Welded grease duct straight run
Horizontal kitchen exhaust
The approved design, adopted code, qualified procedure, and exact manufacturer instructions control this installation.
Before you start
- Grease duct is a fire/life-safety system. Verify the approved design, adopted code, hood and fan requirements, listed enclosure or shaft details, and inspection hold points before fabrication or installation.
- Confirm whether the system is field-welded, shop-welded, or part of a listed assembly.
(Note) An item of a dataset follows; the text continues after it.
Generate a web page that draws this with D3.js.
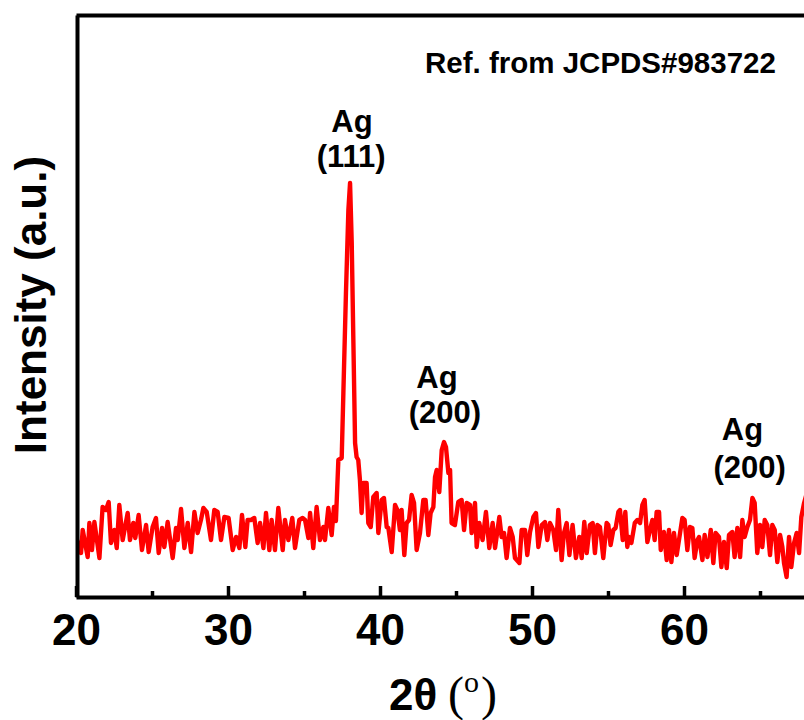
<!DOCTYPE html>
<html>
<head>
<meta charset="utf-8">
<script src="https://cdn.jsdelivr.net/npm/d3@7"></script>
<style>
  html, body { margin: 0; padding: 0; background: #fff; }
  svg { display: block; }
</style>
</head>
<body>
<svg id="chart" width="804" height="720"></svg>
<script>
// ---------- data ----------
const twoTheta = [
 20.00,20.33,20.44,20.77,20.88,21.05,21.21,21.54,21.75,21.97,22.15,22.30,22.52,22.68,22.85,23.07,23.40,23.55,23.77,23.90,
 24.12,24.34,24.61,24.78,25.04,25.26,25.44,25.66,25.81,26.03,26.36,26.58,26.69,26.91,27.13,27.35,27.57,27.79,28.00,28.22,
 28.38,28.60,28.88,29.10,29.32,29.54,29.76,30.04,30.31,30.53,30.75,30.92,31.14,31.29,31.51,31.73,31.95,
 32.11,32.33,32.50,32.72,32.87,33.09,33.31,33.60,33.75,33.97,34.23,34.41,34.69,34.91,35.07,35.29,35.40,35.61,35.83,36.05,
 36.27,36.38,36.60,36.82,36.97,37.10,
 37.26,37.48,37.59,37.76,37.92,38.03,38.14,38.25,38.36,38.46,38.57,38.68,38.79,38.90,39.12,39.23,39.39,39.56,39.78,39.89,
 40.11,40.26,40.44,40.55,40.77,40.99,41.14,41.31,41.42,41.60,41.75,41.91,42.08,42.24,42.41,42.63,42.85,43.00,43.18,43.33,
 43.51,43.62,43.73,43.90,44.06,44.21,44.34,44.50,44.61,
 44.71,44.93,45.15,45.37,45.53,45.70,45.92,46.03,46.25,46.36,46.53,46.75,46.97,47.19,47.41,47.57,47.85,48.00,48.16,48.33,
 48.55,48.73,48.88,49.17,49.32,49.54,49.69,49.87,50.09,50.26,50.42,50.64,50.85,51.01,51.18,51.40,51.58,51.73,51.95,52.10,
 52.28,52.46,52.67,52.89,53.11,53.27,53.44,53.60,53.81,53.99,54.14,54.30,54.47,54.69,54.91,55.02,55.17,55.35,55.50,55.68,
 55.79,55.97,56.14,56.27,
 56.38,56.54,56.76,56.93,57.11,57.26,57.41,57.59,57.76,57.92,58.07,58.20,58.36,58.47,58.68,58.86,59.01,59.17,59.34,59.52,
 59.74,59.89,60.04,60.22,60.39,60.55,60.70,60.88,60.99,61.21,61.36,61.54,61.76,61.93,62.08,62.30,62.46,62.63,62.81,62.96,
 63.18,63.33,63.51,63.69,63.84,63.99,64.17,64.34,64.50,64.65,64.82,65.00,65.15,65.31,65.48,65.66,65.81,65.97,66.14,66.32,
 66.47,66.58,66.75,66.91,67.06,67.24,67.41,67.57,67.72,67.90,68.10
];
const intensity = [
 60,44,67,40,74,47,75,39,90,87,95,54,67,49,92,57,84,57,74,59,
 82,47,72,45,70,79,44,69,50,75,39,69,57,88,49,74,45,85,64,77,
 89,85,57,87,85,57,80,79,47,60,49,82,50,77,77,79,54,
 74,49,84,47,77,47,89,47,77,57,79,49,77,79,77,59,84,49,90,57,
 70,57,89,62,90,76,
 137,139,204,304,387,414,354,254,154,140,137,117,84,114,114,74,70,100,104,64,
 97,99,70,69,45,92,87,67,87,42,74,77,102,94,47,64,97,97,62,84,
 90,120,127,105,147,155,150,124,127,
 74,72,95,97,67,94,92,64,94,50,74,57,85,49,74,49,80,60,64,39,
 69,60,39,34,67,67,42,65,80,84,50,72,75,57,74,67,47,87,37,64,
 74,42,72,39,60,39,75,44,72,74,44,72,70,39,74,72,52,67,69,85,
 87,57,85,50,
 60,54,74,77,74,92,97,55,67,77,57,85,85,47,65,37,67,35,64,42,
 64,79,77,47,70,69,39,57,60,37,62,40,67,34,64,60,30,55,29,62,
 65,40,69,40,77,60,70,77,99,94,44,72,50,77,72,42,72,67,35,62,
 50,34,20,60,30,54,64,44,80,94,105
];
const majorTicks = [20, 30, 40, 50, 60];
const minorTicks = [25, 35, 45, 55, 65];
// annotations: label, 2θ anchor, intensity anchor
const annoLabels  = ["Ag", "(111)", "Ag", "(200)", "Ag", "(200)"];
const annoTheta   = [38.16, 38.10, 43.75, 44.27, 63.85, 64.32];
const annoLevel   = [465, 430, 209, 174, 157, 119];
const refNote = "Ref. from JCPDS#983722";

// ---------- layout ----------
const svg = d3.select("#chart");
const padL = 76, padT = 15, padB = 597;
const x = d3.scaleLinear().domain([20, 70]).range([padL, padL + 760]);
const y = d3.scaleLinear().domain([0, 582]).range([padB, padT]);
const sans = "'Liberation Sans', Arial, Helvetica, sans-serif";
const serif = "'Liberation Serif', 'Times New Roman', serif";

svg.append("rect").attr("width", 804).attr("height", 720).attr("fill", "#fff");

svg.append("defs").append("clipPath").attr("id", "plotclip")
  .append("rect").attr("x", padL).attr("y", padT).attr("width", 800).attr("height", padB - padT);

const pts = twoTheta.map((t, i) => [t, intensity[i]]);
const line = d3.line().x(d => x(d[0])).y(d => y(d[1])).curve(d3.curveLinear);

svg.append("path")
  .datum(pts)
  .attr("clip-path", "url(#plotclip)")
  .attr("fill", "none")
  .attr("stroke", "#ff0000")
  .attr("stroke-width", 4.4)
  .attr("stroke-linejoin", "round")
  .attr("stroke-linecap", "round")
  .attr("d", line);

// bottom axis: minor ticks
const gMinor = svg.append("g").attr("transform", `translate(0,${padB})`)
  .call(d3.axisBottom(x).tickValues(minorTicks).tickSizeInner(-6).tickSizeOuter(0).tickFormat(""));
gMinor.select(".domain").remove();
gMinor.selectAll(".tick line").attr("stroke", "#000").attr("stroke-width", 3.5);

// bottom axis: major ticks + labels
const gMajor = svg.append("g").attr("transform", `translate(0,${padB})`)
  .call(d3.axisBottom(x).tickValues(majorTicks).tickSizeInner(-11).tickSizeOuter(0).tickPadding(17).tickFormat(d3.format("d")));
gMajor.select(".domain").attr("stroke", "#000").attr("stroke-width", 4);
gMajor.selectAll(".tick line").attr("stroke", "#000").attr("stroke-width", 3.5);
gMajor.selectAll(".tick text")
  .attr("font-family", sans).attr("font-weight", "bold").attr("font-size", 44).attr("fill", "#000");

// left axis (no ticks)
const gLeft = svg.append("g").attr("transform", `translate(${padL + 1},0)`)
  .call(d3.axisLeft(y).tickValues([]).tickSizeOuter(0));
gLeft.select(".domain").attr("stroke", "#000").attr("stroke-width", 4);

// top border (no ticks)
const gTop = svg.append("g").attr("transform", `translate(0,${padT})`)
  .call(d3.axisTop(x).tickValues([]).tickSizeOuter(0));
gTop.select(".domain").attr("stroke", "#000").attr("stroke-width", 4);

// x-axis title
const xt = svg.append("text").attr("y", 710).attr("fill", "#000");
xt.append("tspan").attr("x", 389).attr("font-family", sans).attr("font-weight", "bold").attr("font-size", 44).text("2θ");
xt.append("tspan").attr("x", 448).attr("font-family", serif).attr("font-size", 48).text("(");
xt.append("tspan").attr("x", 464).attr("y", 692).attr("font-family", serif).attr("font-size", 30).text("o");
xt.append("tspan").attr("x", 481).attr("y", 710).attr("font-family", serif).attr("font-size", 48).text(")");

// y-axis title
svg.append("text")
  .attr("transform", "translate(46,305) rotate(-90)")
  .attr("text-anchor", "middle")
  .attr("font-family", sans).attr("font-weight", "bold").attr("font-size", 44).attr("fill", "#000")
  .text("Intensity (a.u.)");

// reference note
svg.append("text")
  .attr("x", 425).attr("y", 73)
  .attr("font-family", sans).attr("font-weight", "bold").attr("font-size", 29.5).attr("fill", "#000")
  .text(refNote);

// peak annotations
svg.selectAll("text.anno")
  .data(annoLabels)
  .enter().append("text")
  .attr("class", "anno")
  .attr("x", (d, i) => x(annoTheta[i]))
  .attr("y", (d, i) => y(annoLevel[i]))
  .attr("text-anchor", "middle")
  .attr("font-family", sans).attr("font-weight", "bold").attr("font-size", 31).attr("fill", "#000")
  .text(d => d);
</script>
</body>
</html>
Do not mix those approaches.
- Verify material, gauge, weld procedure, welder qualification, route, clearances, slope or drainage intent, access locations, and support detail.
- Inspect every section for damaged seams, contaminated weld edges, warped ends, or field cuts that were not approved.
- Coordinate hot-work permits, fire watch, ventilation, shielding, and protection of nearby combustible or finished work.
Tools and materials
Approved grease-duct sections, welding equipment and filler for the specified material, fit-up clamps, alignment tools, grinder and stainless-compatible preparation tools where required, fire blankets, fire extinguisher, PPE, lighting, inspection mirror, level or laser, and dedicated noncombustible supports.
Lay it out
- Lay out the duct centerline, elevation, required drainage direction, access-door positions, and support locations before sections are lifted.
- Keep enough clearance around every joint for complete welding, inspection, enclosure, and cleaning access.
- Position seams and joints so the welder can reach the full perimeter without an unapproved blind weld.
Set and support it
- Install the dedicated noncombustible supports before closing joints.
- Support both sections independently so the weld is not carrying the weight or being pulled while it cools.
- Hold the pieces aligned without using the weld bead to bridge a large gap or force a racked section into shape.
Make the connection
- 1
Clean and prepare the mating edges using the approved welding procedure.
- 2
Bring the sections together on their supports and verify alignment, drainage direction, and fit-up around the entire perimeter.
- 3
Clamp or tack the joint in the approved sequence while checking that the duct remains square and the route does not move.
- 4
Complete the continuous liquid-tight weld using the qualified procedure.
- 5
Allow the joint to cool without moving or loading it.
- 6
Clean the weld area as required for the specified material and finish.
- 7
Inspect the complete perimeter for missed areas, pinholes, cracks, undercut, distortion, or incomplete fusion.
- 8
Complete required testing or inspection before the joint is wrapped, enclosed, or concealed.
Check the install
- The weld is continuous and liquid-tight around the full perimeter.
- The duct remains aligned, supported, and free of weld-induced distortion.
- Required clearances, slope, access, and enclosure space are maintained.
- No joint is hidden before the required inspection or test.
- Hot-work debris, slag, sharp edges, and combustible exposure have been cleared.
Common mistakes
- Welding while one section is hanging from the joint. Movement during fit-up and cooling can open or crack the connection.
- Leaving an inaccessible back side because the route was installed too close to structure.
- Using sealant, patch material, or a short weld to cover an incomplete liquid-tight joint.
- Allowing unqualified field modification of a fire/life-safety system.
Stop and ask
Stop for an unapproved field cut, unknown weld procedure, unqualified welder, clearance conflict, inaccessible joint perimeter, wrong material, missing hot-work controls, or any condition that prevents inspection of the completed weld.